2025 Regulations for Importing Electric Vehicles to Burkina Faso
The 2025 regulations for bringing electric vehicles (EVs) into Burkina Faso come with several practical advantages. For starters, EVs are known for their lower operating costs. They’re easier on your wallet when it comes to fuel and maintenance compared to traditional gas-powered cars. Plus, they produce zero tailpipe emissions, which means cleaner air and a smaller impact on the planet.
These new rules are part of Burkina Faso’s broader push to encourage cleaner transportation options and reduce greenhouse gas emissions. By opting for an EV, you’re not just saving money – you’re also contributing to a healthier environment and embracing cutting-edge, eco-conscious technology.
How do Burkina Faso’s import taxes for electric vehicles compare to other West African countries?
Starting in early 2025, Burkina Faso will impose a 40% import duty on electric vehicles (EVs), along with a 0.5% levy on imported goods to fund regional projects. This approach stands in contrast to neighboring Liberia, where EVs are completely exempt from import taxes, including duties and VAT. On the other hand, Niger applies import duties ranging from 10% to 20%, along with similar regional levies.

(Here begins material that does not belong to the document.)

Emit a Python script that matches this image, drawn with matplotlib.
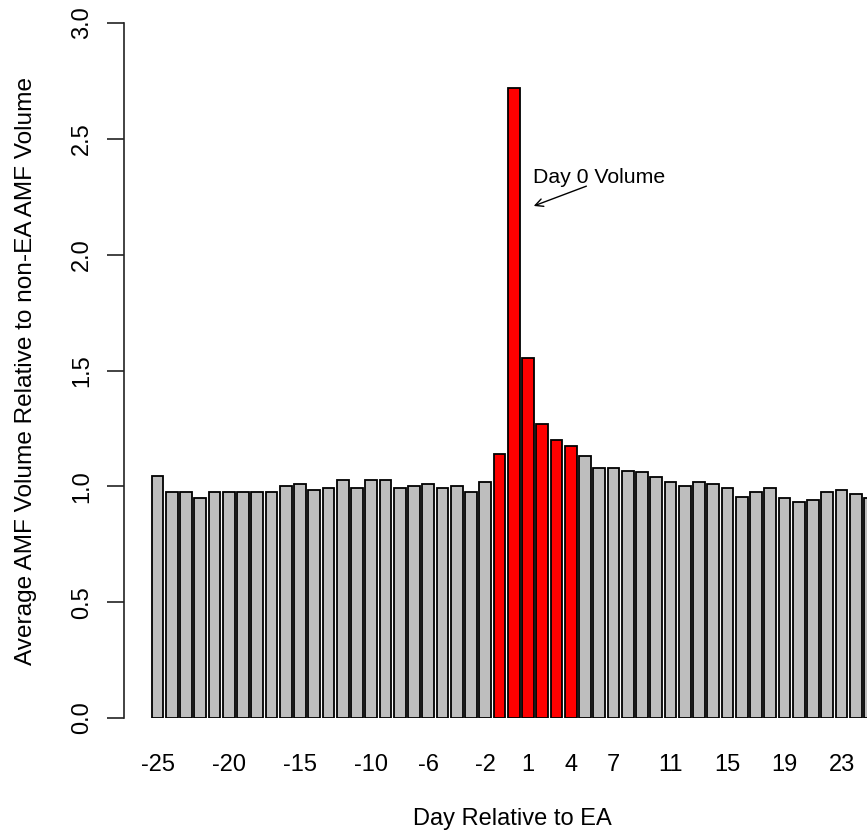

Burkina Faso’s EV import taxes are noticeably higher than Liberia’s but are comparable to or slightly lower than those in Niger. Buyers should factor in the additional regional levies when estimating the total cost of importing EVs.
What technical and safety standards must electric vehicles meet to be imported into Burkina Faso in 2025?
To bring an electric vehicle into Burkina Faso in 2025, it needs to meet international safety standards, including UN 38.3, which ensures the battery is safe during transport. On top of that, the vehicle must adhere to local rules regarding thermal management, battery certification, and overall vehicle safety protocols. These requirements are in place to ensure the safe integration of EVs and align with global practices.
Be sure the EV comes with all necessary documentation proving compliance with these standards to prevent any delays or complications during the import process.